(EDITOR’S NOTE: —On July 26, 2024, we released this criteria article following the publication of “Methodology For Determining Ratings-Based Inputs.” See the “Revisions And Updates” section for details.)
For information about the initial publication of this article as of July 26, 2024, including key changes made following the publication of “Methodology For Determining Ratings-Based Inputs” on July 26, 2024, the impact on ratings, and superseded criteria, see “Criteria Released To Clarify Method For Determining Ratings-Based Inputs.”
1. This criteria article describes S&P Global Ratings’ methodology and assumptions for rating U.S. public finance issues and issuers backed by long-term municipal pools.
2. This article is related to our criteria article “Principles Of Credit Ratings,” published Feb. 16, 2011.
3. Long-term municipal pool programs (hereafter referenced as municipal pool programs) vary in structure, funding, and purpose. Examples of municipal pool programs range from government-supported state revolving funds and bond bank programs to more localized private sector-related economic development programs and pool programs that enjoy only a tangential relationship with a quasigovernmental organization. Most programs operate only in a single state.
4. The criteria reference criteria for municipal and corporate collateralized debt obligations (CDOs), reflecting the similarities in structure and purpose. The use of the other criteria reflects a desire to further illustrate comparability across sectors. Accordingly, readers should also reference the following articles:
- “CDOs And Pooled TOBs Backed By U.S. Municipal Debt: Methodology And Assumptions” July 26, 2024 (the Muni CDO criteria)
- “Global Methodology And Assumptions For CLOs And Corporate CDOs,” published June 21, 2019 (the corporate CDO criteria)

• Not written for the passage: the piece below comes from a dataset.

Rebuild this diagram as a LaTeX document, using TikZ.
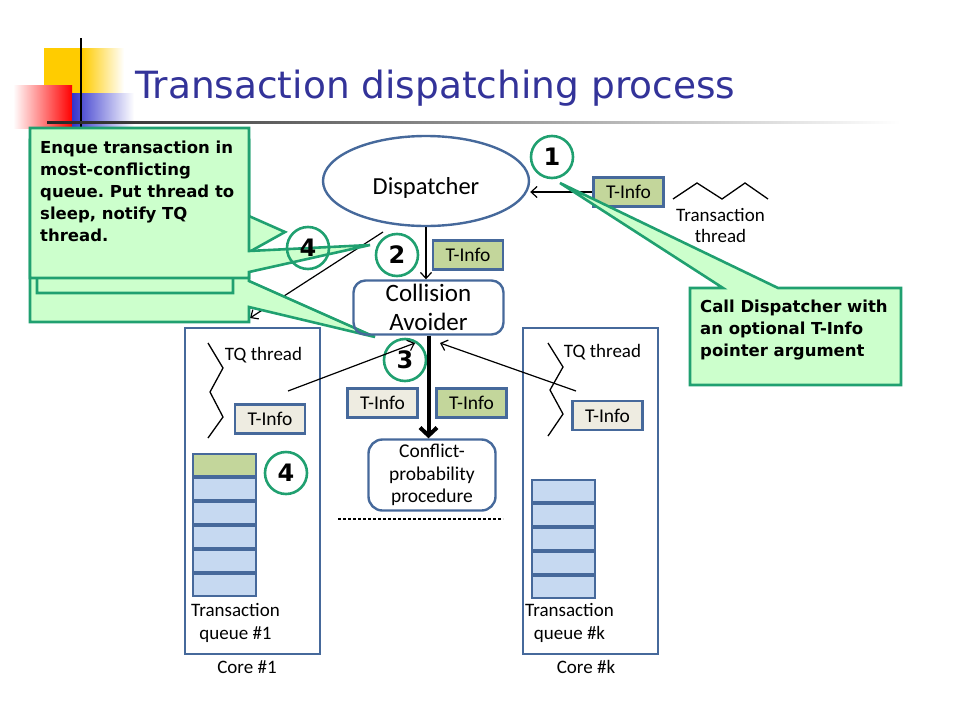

5. While the criteria reference these similarities, they also recognize that the public purpose nature of municipal pool programs affect credit quality. Public-sector objectives of funding infrastructure improvements and recycling this money in a sustainable manner can result in different risk-taking behavior relative to the goals of maximizing yield return or profit. The methodology therefore uses a public finance enterprise framework to assess both enterprise and financial risk, consistent with other types of municipal enterprises.